Exactly as written, retype the listing below, omitting the pictures.
# # # # # # #
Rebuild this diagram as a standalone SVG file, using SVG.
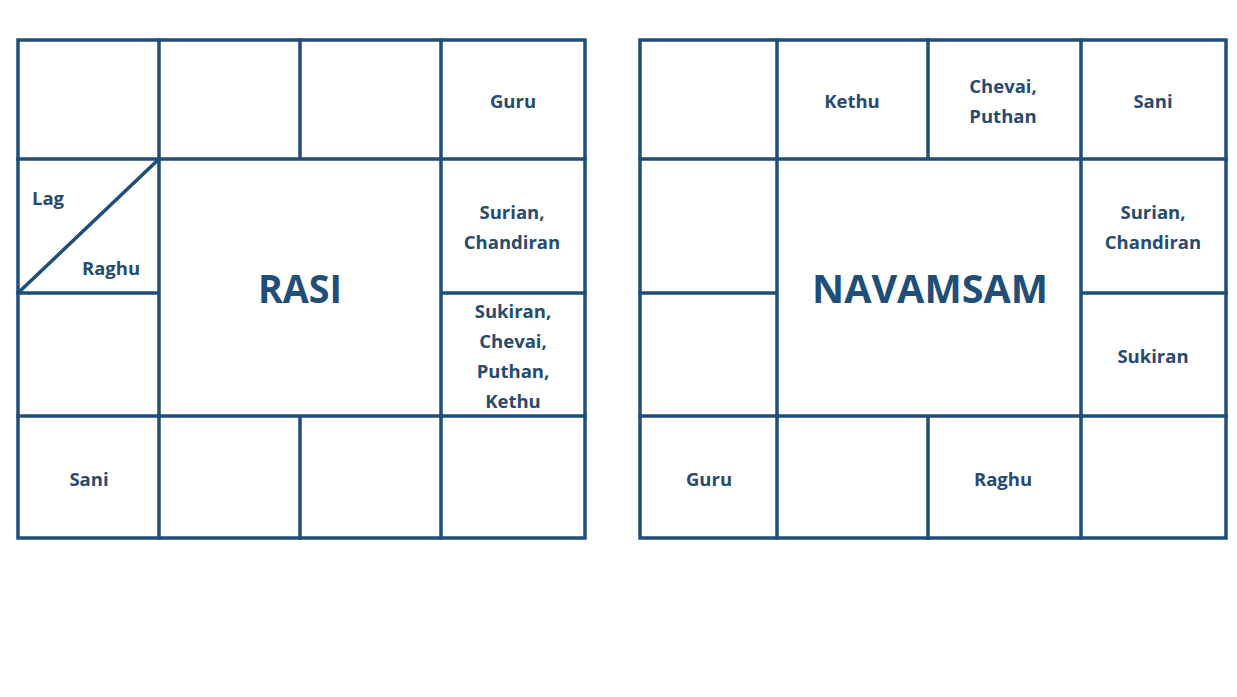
<svg xmlns="http://www.w3.org/2000/svg" width="1237" height="697" viewBox="0 0 1237 697">
<style>
.ln{stroke:#1f4e79;stroke-width:3.5;fill:none;stroke-linecap:square}
.t{font-family:"Open Sans","Liberation Sans",sans-serif;font-weight:bold;font-size:18.5px;fill:#284a6e;text-anchor:middle}
.big{font-family:"Open Sans","Liberation Sans",sans-serif;font-weight:bold;font-size:39px;fill:#1f4e79;text-anchor:middle}
</style>
<rect width="1237" height="697" fill="#ffffff"/>
<g id="rasi-grid">
<rect class="ln" x="18" y="40" width="567" height="498"/>
<path class="ln" d="M159 40V538M441 40V538M300 40V159M300 416V538M18 159H585M18 416H585M18 293H159M441 293H585M18 293L159 159"/>
</g>
<g id="navamsam-grid">
<rect class="ln" x="640" y="40" width="586" height="498"/>
<path class="ln" d="M777 40V538M1081 40V538M928 40V159M928 416V538M640 159H1226M640 416H1226M640 293H777M1081 293H1226"/>
</g>
<g id="rasi-labels">
<g id="rasi-title"><text class="big" x="300" y="303" textLength="84" lengthAdjust="spacingAndGlyphs">RASI</text></g>
<g id="rasi-guru"><text class="t" x="513" y="108">Guru</text></g>
<g id="rasi-lag"><text class="t" x="48" y="205">Lag</text></g>
<g id="rasi-raghu"><text class="t" x="111" y="275">Raghu</text></g>
<g id="rasi-surian"><text class="t" x="512" y="219">Surian,</text><text class="t" x="512" y="249">Chandiran</text></g>
<g id="rasi-sukiran"><text class="t" x="513" y="318">Sukiran,</text><text class="t" x="513" y="348">Chevai,</text><text class="t" x="513" y="378">Puthan,</text><text class="t" x="513" y="408">Kethu</text></g>
<g id="rasi-sani"><text class="t" x="89" y="486">Sani</text></g>
</g>
<g id="navamsam-labels">
<g id="nav-title"><text class="big" x="930" y="303" textLength="236" lengthAdjust="spacingAndGlyphs">NAVAMSAM</text></g>
<g id="nav-kethu"><text class="t" x="852" y="108">Kethu</text></g>
<g id="nav-chevai"><text class="t" x="1003" y="93">Chevai,</text><text class="t" x="1003" y="123">Puthan</text></g>
<g id="nav-sani"><text class="t" x="1153" y="108">Sani</text></g>
<g id="nav-surian"><text class="t" x="1153" y="219">Surian,</text><text class="t" x="1153" y="249">Chandiran</text></g>
<g id="nav-sukiran"><text class="t" x="1153" y="363">Sukiran</text></g>
<g id="nav-guru"><text class="t" x="709" y="486">Guru</text></g>
<g id="nav-raghu"><text class="t" x="1003" y="486">Raghu</text></g>
</g>
</svg>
# # # # # # #
__SOLUTION TO THE EXERCISE__
Rebuild this diagram as a standalone SVG file, using SVG.
<svg xmlns="http://www.w3.org/2000/svg" width="1237" height="697" viewBox="0 0 1237 697">
<style>
.ln{stroke:#1f4e79;stroke-width:3.5;fill:none;stroke-linecap:square}
.t{font-family:"Open Sans","Liberation Sans",sans-serif;font-weight:bold;font-size:18.5px;fill:#284a6e;text-anchor:middle}
.big{font-family:"Open Sans","Liberation Sans",sans-serif;font-weight:bold;font-size:39px;fill:#1f4e79;text-anchor:middle}
</style>
<rect width="1237" height="697" fill="#ffffff"/>
<g id="rasi-grid">
<rect class="ln" x="18" y="40" width="567" height="498"/>
<path class="ln" d="M159 40V538M441 40V538M300 40V159M300 416V538M18 159H585M18 416H585M18 293H159M441 293H585M18 293L159 159"/>
</g>
<g id="navamsam-grid">
<rect class="ln" x="640" y="40" width="586" height="498"/>
<path class="ln" d="M777 40V538M1081 40V538M928 40V159M928 416V538M640 159H1226M640 416H1226M640 293H777M1081 293H1226"/>
</g>
<g id="rasi-labels">
<g id="rasi-title"><text class="big" x="300" y="303" textLength="84" lengthAdjust="spacingAndGlyphs">RASI</text></g>
<g id="rasi-guru"><text class="t" x="513" y="108">Guru</text></g>
<g id="rasi-lag"><text class="t" x="48" y="205">Lag</text></g>
<g id="rasi-raghu"><text class="t" x="111" y="275">Raghu</text></g>
<g id="rasi-surian"><text class="t" x="512" y="219">Surian,</text><text class="t" x="512" y="249">Chandiran</text></g>
<g id="rasi-sukiran"><text class="t" x="513" y="318">Sukiran,</text><text class="t" x="513" y="348">Chevai,</text><text class="t" x="513" y="378">Puthan,</text><text class="t" x="513" y="408">Kethu</text></g>
<g id="rasi-sani"><text class="t" x="89" y="486">Sani</text></g>
</g>
<g id="navamsam-labels">
<g id="nav-title"><text class="big" x="930" y="303" textLength="236" lengthAdjust="spacingAndGlyphs">NAVAMSAM</text></g>
<g id="nav-kethu"><text class="t" x="852" y="108">Kethu</text></g>
<g id="nav-chevai"><text class="t" x="1003" y="93">Chevai,</text><text class="t" x="1003" y="123">Puthan</text></g>
<g id="nav-sani"><text class="t" x="1153" y="108">Sani</text></g>
<g id="nav-surian"><text class="t" x="1153" y="219">Surian,</text><text class="t" x="1153" y="249">Chandiran</text></g>
<g id="nav-sukiran"><text class="t" x="1153" y="363">Sukiran</text></g>
<g id="nav-guru"><text class="t" x="709" y="486">Guru</text></g>
<g id="nav-raghu"><text class="t" x="1003" y="486">Raghu</text></g>
</g>
</svg>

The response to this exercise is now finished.